Ils poussèrent la porte du sas et entrèrent dans la salle, où un second reflux d’odeurs nauséabondes vint agresser leurs narines. Paul Chénaix, le légiste, se courbait au-dessus du corps, assisté d’un collègue qui se chargeait de répertorier les échantillons de sang, d’ongles et de cheveux pour la toxicologie. Chénaix avait tout du citoyen lambda — père de famille, la quarantaine, courts cheveux noirs et nouvelle paire de lunettes à monture verte — mais, armé d’un scalpel, plongé dans sa blouse et avec ses pieds enfoncés dans des sabots en caoutchouc blanc, il ressemblait à un bourreau.

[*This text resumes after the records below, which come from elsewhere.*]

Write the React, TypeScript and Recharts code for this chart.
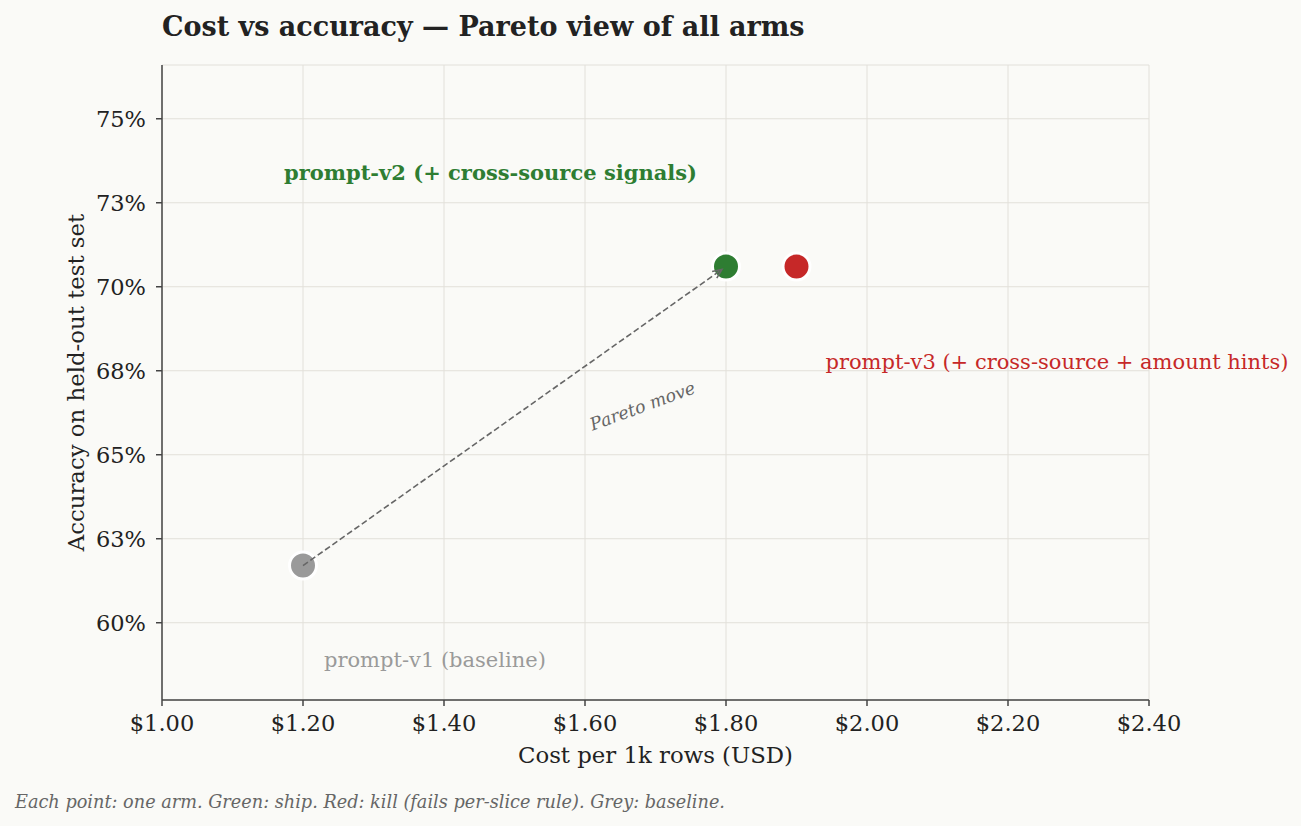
import { ScatterChart, Scatter, XAxis, YAxis, CartesianGrid, Cell, Label } from "recharts";

const ARMS = [
  "prompt-v1 (baseline)",
  "prompt-v2 (+ cross-source signals)",
  "prompt-v3 (+ cross-source + amount hints)",
];
const COST = [1.2, 1.8, 1.9];
const ACCURACY = [61.7, 70.6, 70.6];
const ARM_COLORS = ["#9a9a9a", "#2e7d32", "#c62828"];
const X_TICKS = [1.0, 1.2, 1.4, 1.6, 1.8, 2.0, 2.2, 2.4];
const Y_TICKS = [60, 62.5, 65, 67.5, 70, 72.5, 75];
// the pareto arrow goes baseline -> shipped arm
const PARETO_FROM = 0;
const PARETO_TO = 1;

const FONT = "'DejaVu Serif', serif";
const INK = "#222222";
const MUTED = "#666666";

// where each arm's name sits relative to its dot (px)
const LABEL_LAYOUT = [
  { dx: 21, dy: 94, anchor: "start", weight: "normal" },
  { dx: -29, dy: -94, anchor: "end", weight: "bold" },
  { dx: 29, dy: 95, anchor: "start", weight: "normal" },
];

const rows = ARMS.map((name, i) => ({ name, cost: COST[i], acc: ACCURACY[i], i }));
const arrowRows = [rows[PARETO_FROM], rows[PARETO_TO]];

function ArmDot(props: any) {
  const { cx, cy, payload } = props;
  const i = payload.i;
  const lay = LABEL_LAYOUT[i];
  return (
    <g>
      <circle cx={cx} cy={cy} r={13.5} fill={ARM_COLORS[i]} stroke="#ffffff" strokeWidth={3} />
      <text
        x={cx + lay.dx}
        y={cy + lay.dy}
        textAnchor={lay.anchor}
        dominantBaseline="central"
        fill={ARM_COLORS[i]}
        fontFamily={FONT}
        fontSize={21}
        fontWeight={lay.weight}
      >
        {payload.name}
      </text>
    </g>
  );
}

function ParetoArrow(props: any) {
  const pts = props.points;
  if (!pts || pts.length < 2) return <g />;
  const [a, b] = pts;
  const dx = b.x - a.x;
  const dy = b.y - a.y;
  const len = Math.hypot(dx, dy);
  const ux = dx / len;
  const uy = dy / len;
  const ex = b.x - ux * 5;
  const ey = b.y - uy * 5;
  const head = 10;
  const ang = (24 * Math.PI) / 180;
  const rot = (x: number, y: number, t: number) => [x * Math.cos(t) - y * Math.sin(t), x * Math.sin(t) + y * Math.cos(t)];
  const [h1x, h1y] = rot(-ux, -uy, ang);
  const [h2x, h2y] = rot(-ux, -uy, -ang);
  const tx = (a.x + b.x) / 2 + 128;
  const ty = (a.y + b.y) / 2 - 10;
  return (
    <g>
      <line x1={a.x} y1={a.y} x2={ex} y2={ey} stroke={MUTED} strokeWidth={1.6} strokeDasharray="6 3" />
      <polyline
        points={`${ex + h1x * head},${ey + h1y * head} ${ex},${ey} ${ex + h2x * head},${ey + h2y * head}`}
        fill="none"
        stroke={MUTED}
        strokeWidth={1.6}
      />
      <text
        x={tx}
        y={ty}
        textAnchor="middle"
        dominantBaseline="central"
        transform={`rotate(-20 ${tx} ${ty})`}
        fill={MUTED}
        fontFamily={FONT}
        fontStyle="italic"
        fontSize={17.5}
      >
        Pareto move
      </text>
    </g>
  );
}

const tickStyle = { fontSize: 22.5, fill: INK, fontFamily: FONT };

export default function App() {
  return (
    <div style={{ position: "absolute", left: 0, top: 0, width: 1301, height: 826, background: "#fafaf7", fontFamily: FONT }}>
      <div style={{ position: "absolute", left: 162, top: 10, fontSize: 27, lineHeight: "34px", fontWeight: "bold", color: INK }}>
        Cost vs accuracy — Pareto view of all arms
      </div>
      <ScatterChart width={1301} height={826} margin={{ top: 65, right: 152, left: 82, bottom: 56 }}>
        <CartesianGrid stroke="#e2e0da" strokeWidth={1} />
        <XAxis
          type="number"
          dataKey="cost"
          domain={[1.0, 2.4]}
          ticks={X_TICKS}
          tickFormatter={(v: number) => `$${v.toFixed(2)}`}
          tick={tickStyle}
          tickSize={6}
          tickMargin={9}
          stroke="#444444"
          strokeWidth={1.5}
          height={70}
        >
          <Label
            content={(p: any) => (
              <text
                x={p.viewBox.x + p.viewBox.width / 2}
                y={755}
                textAnchor="middle"
                dominantBaseline="central"
                fill={INK}
                fontFamily={FONT}
                fontSize={22.8}
              >
                Cost per 1k rows (USD)
              </text>
            )}
          />
        </XAxis>
        <YAxis
          type="number"
          dataKey="acc"
          domain={[57.7, 76.6]}
          ticks={Y_TICKS}
          tickFormatter={(v: number) => `${Math.round(v)}%`}
          tick={tickStyle}
          tickSize={6}
          tickMargin={10}
          stroke="#444444"
          strokeWidth={1.5}
          width={80}
        >
          <Label
            content={(p: any) => {
              const cy = p.viewBox.y + p.viewBox.height / 2;
              return (
                <text
                  x={76}
                  y={cy}
                  textAnchor="middle"
                  dominantBaseline="central"
                  transform={`rotate(-90 76 ${cy})`}
                  fill={INK}
                  fontFamily={FONT}
                  fontSize={22.8}
                >
                  Accuracy on held-out test set
                </text>
              );
            }}
          />
        </YAxis>
        <Scatter data={rows} shape={<ArmDot />} isAnimationActive={false}>
          {rows.map((r) => (
            <Cell key={r.name} fill={ARM_COLORS[r.i]} />
          ))}
        </Scatter>
        <Scatter
          data={arrowRows}
          shape={() => <g />}
          line={(p: any) => <ParetoArrow {...p} />}
          lineType="joint"
          isAnimationActive={false}
        />
      </ScatterChart>
      <div style={{ position: "absolute", left: 15, top: 790, fontSize: 17.7, lineHeight: "24px", fontStyle: "italic", color: MUTED }}>
        Each point: one arm. Green: ship. Red: kill (fails per-slice rule). Grey: baseline.
      </div>
    </div>
  );
}
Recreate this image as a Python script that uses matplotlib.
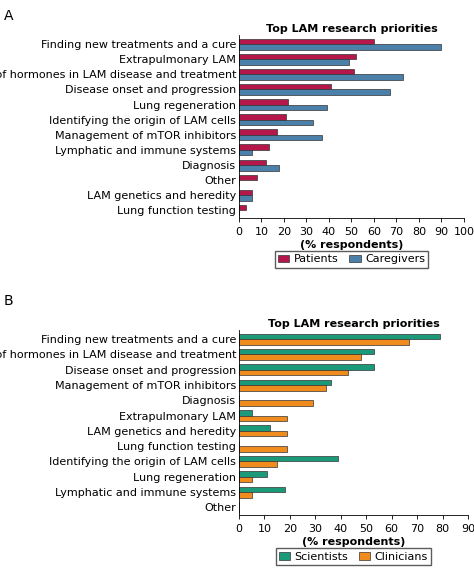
import matplotlib.pyplot as plt
import numpy as np

cats_a = ["Finding new treatments and a cure", "Extrapulmonary LAM",
          "Role of hormones in LAM disease and treatment", "Disease onset and progression",
          "Lung regeneration", "Identifying the origin of LAM cells",
          "Management of mTOR inhibitors", "Lymphatic and immune systems",
          "Diagnosis", "Other", "LAM genetics and heredity", "Lung function testing"]
patients = [60, 52, 51, 41, 22, 21, 17, 13.5, 12, 8, 6, 3]
caregivers = [90, 49, 73, 67, 39, 33, 37, 6, 18, 0, 6, 0]

cats_b = ["Finding new treatments and a cure", "Role of hormones in LAM disease and treatment",
          "Disease onset and progression", "Management of mTOR inhibitors", "Diagnosis",
          "Extrapulmonary LAM", "LAM genetics and heredity", "Lung function testing",
          "Identifying the origin of LAM cells", "Lung regeneration",
          "Lymphatic and immune systems", "Other"]
scientists = [79, 53, 53, 36, 0, 5, 12, 0, 39, 11, 18, 0]
clinicians = [67, 48, 43, 34, 29, 19, 19, 19, 15, 5, 5, 0]

fig = plt.figure(figsize=(4.74, 5.76), dpi=100)
ax1 = fig.add_axes([239/474, 1-218/576, 225/474, 183/576])
ax2 = fig.add_axes([239/474, 1-515/576, 229/474, 185/576])

def draw(ax, cats, v1, v2, c1, c2, n1, n2, xmax):
    y = np.arange(len(cats))
    h = 0.36
    ax.barh(y - h/2, v1, h, color=c1, edgecolor="#333333", linewidth=0.5, label=n1)
    ax.barh(y + h/2, v2, h, color=c2, edgecolor="#333333", linewidth=0.5, label=n2)
    ax.set_yticks(y)
    ax.set_yticklabels(cats, fontsize=7.6)
    ax.set_ylim(len(cats) - 0.5, -0.6)
    ax.set_xlim(0, xmax)
    ax.set_xticks(range(0, xmax + 1, 10))
    ax.tick_params(labelsize=8, length=3, width=0.6)
    ax.tick_params(axis="y", length=0, pad=2)
    for s in ["top", "right"]:
        ax.spines[s].set_visible(False)
    ax.spines["left"].set_linewidth(0.6)
    ax.spines["bottom"].set_linewidth(0.6)
    ax.set_xlabel("(% respondents)", fontsize=8, fontweight="bold", labelpad=2)
    ax.set_title("Top LAM research priorities", fontsize=8, fontweight="bold", pad=2)
    ax.legend(loc="upper center", bbox_to_anchor=(0.5, -0.15), ncol=2, fontsize=8,
              frameon=True, fancybox=False, edgecolor="#333333", handlelength=1,
              handletextpad=0.4, columnspacing=1, borderpad=0.3)

draw(ax1, cats_a, patients, caregivers, "#b5174b", "#4a80aa", "Patients", "Caregivers", 100)
draw(ax2, cats_b, scientists, clinicians, "#1a9a78", "#f08c1e", "Scientists", "Clinicians", 90)

fig.text(0.008, 0.985, "A", fontsize=10, va="top")
fig.text(0.008, 0.49, "B", fontsize=10, va="top")
fig.savefig("out.png", dpi=100)
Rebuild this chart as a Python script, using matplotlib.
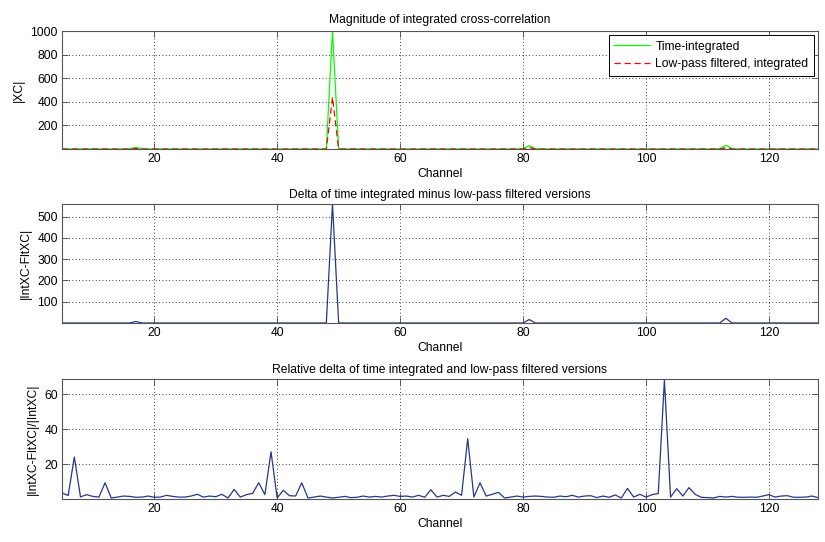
import matplotlib
matplotlib.use("Agg")
import matplotlib.pyplot as plt

plt.rcParams['font.family'] = ['Liberation Sans', 'DejaVu Sans']
plt.rcParams['font.size'] = 8.7

channels = list(range(5, 129))

# |XC| time-integrated (green) and low-pass filtered (red), channels 5..128
# rows of 16 channels: 5-20, 21-36, 37-52, 53-68, 69-84, 85-100, 101-116, 117-128
time_integrated = [
    0, 0, 0, 0, 0, 0, 0, 0, 0, 0, 0, 4, 12, 4, 0, 0,
    0, 0, 0, 0, 0, 0, 0, 0, 0, 0, 0, 0, 0, 0, 0, 0,
    0, 0, 0, 0, 0, 0, 0, 0, 0, 0, 0, 0, 1000, 0, 0, 0,
    0, 0, 0, 0, 0, 0, 0, 0, 0, 0, 0, 0, 0, 0, 0, 0,
    0, 0, 0, 0, 0, 0, 0, 0, 0, 0, 0, 3, 28, 3, 0, 0,
    0, 0, 0, 0, 0, 0, 0, 0, 0, 0, 0, 0, 0, 0, 0, 0,
    0, 0, 0, 0, 0, 0, 0, 0, 0, 0, 0, 3, 32, 3, 0, 0,
    0, 0, 0, 0, 0, 0, 0, 0, 0, 0, 0, 0,
]
lowpass_integrated = [
    0, 0, 0, 0, 0, 0, 0, 0, 0, 0, 0, 0, 5, 0, 0, 0,
    0, 0, 0, 0, 0, 0, 0, 0, 0, 0, 0, 0, 0, 0, 0, 0,
    0, 0, 0, 0, 0, 0, 0, 0, 0, 0, 0, 0, 440, 0, 0, 0,
    0, 0, 0, 0, 0, 0, 0, 0, 0, 0, 0, 0, 0, 0, 0, 0,
    0, 0, 0, 0, 0, 0, 0, 0, 0, 0, 0, 0, 12, 0, 0, 0,
    0, 0, 0, 0, 0, 0, 0, 0, 0, 0, 0, 0, 0, 0, 0, 0,
    0, 0, 0, 0, 0, 0, 0, 0, 0, 0, 0, 0, 10, 0, 0, 0,
    0, 0, 0, 0, 0, 0, 0, 0, 0, 0, 0, 0,
]
# |IntXC - FltXC|
delta = [
    0, 0, 0, 0, 0, 0, 0, 0, 0, 0, 0, 0, 7, 0, 0, 0,
    0, 0, 0, 0, 0, 0, 0, 0, 0, 0, 0, 0, 0, 0, 0, 0,
    0, 0, 0, 0, 0, 0, 0, 0, 0, 0, 0, 0, 560, 0, 0, 0,
    0, 0, 0, 0, 0, 0, 0, 0, 0, 0, 0, 0, 0, 0, 0, 0,
    0, 0, 0, 0, 0, 0, 0, 0, 0, 0, 0, 0, 16, 0, 0, 0,
    0, 0, 0, 0, 0, 0, 0, 0, 0, 0, 0, 0, 0, 0, 0, 0,
    0, 0, 0, 0, 0, 0, 0, 0, 0, 0, 0, 0, 22, 0, 0, 0,
    0, 0, 0, 0, 0, 0, 0, 0, 0, 0, 0, 0,
]
# relative delta (%)
rel_delta = [
    3.5, 2, 24, 1.2, 2.5, 1.5, 1.1, 9.3, 0.6, 1.1, 1.7, 1.5, 1, 1.1, 1.7, 1,
    1.1, 2.1, 1.5, 1.1, 1.1, 1.7, 2.7, 1.1, 1.7, 1.3, 2.7, 0.6, 5.5, 1.1, 2.5, 3.2,
    9.3, 2.5, 27, 0.6, 5, 1.9, 1.7, 9.3, 0.6, 1.1, 1.7, 1.1, 0.6, 1, 1.5, 0.8,
    1, 1.7, 1.1, 1.5, 1.1, 1.7, 2.1, 1.5, 1.7, 1.1, 2.1, 1, 5.3, 1.1, 2.1, 1.5,
    4, 2.1, 34.5, 1.1, 9.3, 1.7, 2.7, 3.8, 0.6, 1.1, 1.7, 1.1, 1.5, 1.7, 1.5, 1.1,
    1, 1.7, 1.3, 2.1, 1.1, 1.7, 1.9, 0.8, 1.7, 1, 2.3, 0.6, 6.1, 1.1, 2.7, 1.1,
    2.5, 3.1, 68, 1.1, 5.9, 1.7, 6.5, 2.7, 1, 0.8, 0.6, 1.5, 1.1, 1.5, 1, 1,
    1.1, 1, 1.7, 2.5, 1.1, 1.7, 1.9, 1, 1, 1.1, 1.7, 0.8,
]

xticks = [20, 40, 60, 80, 100, 120]
navy = '#26378a'


def style_axes(ax, yticks):
    ax.set_xlim(5, 128)
    ax.set_xticks(xticks)
    ax.set_yticks(yticks)
    ax.grid(True, color='black', linestyle=(0, (1, 3)), linewidth=0.6)
    ax.tick_params(direction='in', top=True, right=True, length=4,
                   width=0.6, color='#444444', labelsize=8.7, pad=3)
    for s in ax.spines.values():
        s.set_color('#555555')
        s.set_linewidth(0.8)
    ax.set_xlabel('Channel', labelpad=2)


fig = plt.figure(figsize=(8.25, 5.42), dpi=100)
ax1 = fig.add_axes([0.0752, 0.7251, 0.9164, 0.2177])
ax2 = fig.add_axes([0.0752, 0.4041, 0.9164, 0.2196])
ax3 = fig.add_axes([0.0752, 0.0793, 0.9164, 0.2214])

ax1.plot(channels, time_integrated, color='#00ff00', linewidth=0.9,
         label='Time-integrated')
ax1.plot(channels, lowpass_integrated, color='#ff0000', linewidth=0.9,
         linestyle=(0, (5, 3)), label='Low-pass filtered, integrated')
ax1.set_ylim(0, 1000)
style_axes(ax1, [200, 400, 600, 800, 1000])
ax1.set_ylabel('|XC|', labelpad=4)
ax1.set_title('Magnitude of integrated cross-correlation', fontsize=8.7, pad=6)
leg = ax1.legend(loc='upper right', fontsize=8.7, fancybox=False,
                 framealpha=1, edgecolor='black', borderpad=0.45,
                 handlelength=3.0, handletextpad=0.4, labelspacing=0.45,
                 borderaxespad=0.35)
leg.get_frame().set_linewidth(0.7)

ax2.plot(channels, delta, color=navy, linewidth=0.9)
ax2.set_ylim(0, 560)
style_axes(ax2, [100, 200, 300, 400, 500])
ax2.set_ylabel('|IntXC-FltXC|', labelpad=4)
ax2.set_title('Delta of time integrated minus low-pass filtered versions',
              fontsize=8.7, pad=4)

ax3.plot(channels, rel_delta, color=navy, linewidth=0.9)
ax3.set_ylim(0, 68.6)
style_axes(ax3, [20, 40, 60])
ax3.set_ylabel('|IntXC-FltXC|/|IntXC|', labelpad=4)
ax3.set_title('Relative delta of time integrated and low-pass filtered versions',
              fontsize=8.7, pad=4)

fig.savefig('out.png', dpi=100)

— J’ai attaqué sans vous. Mesuré, pesé, photographié sous tous les angles. L’examen externe est terminé, et on a commencé les prélèvements, histoire de gagner du temps. Comment va Franck, je m’attendais à le voir ? Ça fait un bail qu’il n’est pas passé par ici. Pourtant, ce ne sont pas les cadavres qui manquent.

Le regard de Lucie se porta vers le corps.

— Je crois qu’il commence à en avoir sa dose, des autopsies. Alors, quand il peut éviter, il évite.

Elle ne put réprimer un haut-le-cœur. En plus du trou dans la gorge, Ramirez présentait des plaies béantes sur la poitrine, les bras, les cuisses. Tailladé de part en part comme une baguette de pain. Nicolas s’avança aussi, à grand renfort de longs et bruyants soupirs. Depuis la mort de Camille, il ne réagissait plus pareil face à la mort. L’affronter était devenu une réelle épreuve, et Lucie savait à quel point il se battait en ce moment même pour rester.

Il plissa soudain les yeux en direction de la cuisse droite. L’une des plaies commençait à bouger, ses deux lèvres s’écartaient au ralenti. Un dos noir et luisant apparut, tel Nessie à la surface du Loch Ness. Du scalpel, Chénaix tailla un peu plus la chair et fit apparaître une sangsue. Le visage de Lucie vira au blanc nacre. Elle songea à un passage dans Alien, avec ce monstre gluant jailli du ventre de l’un des membres d’équipage. Chénaix constata leur trouble.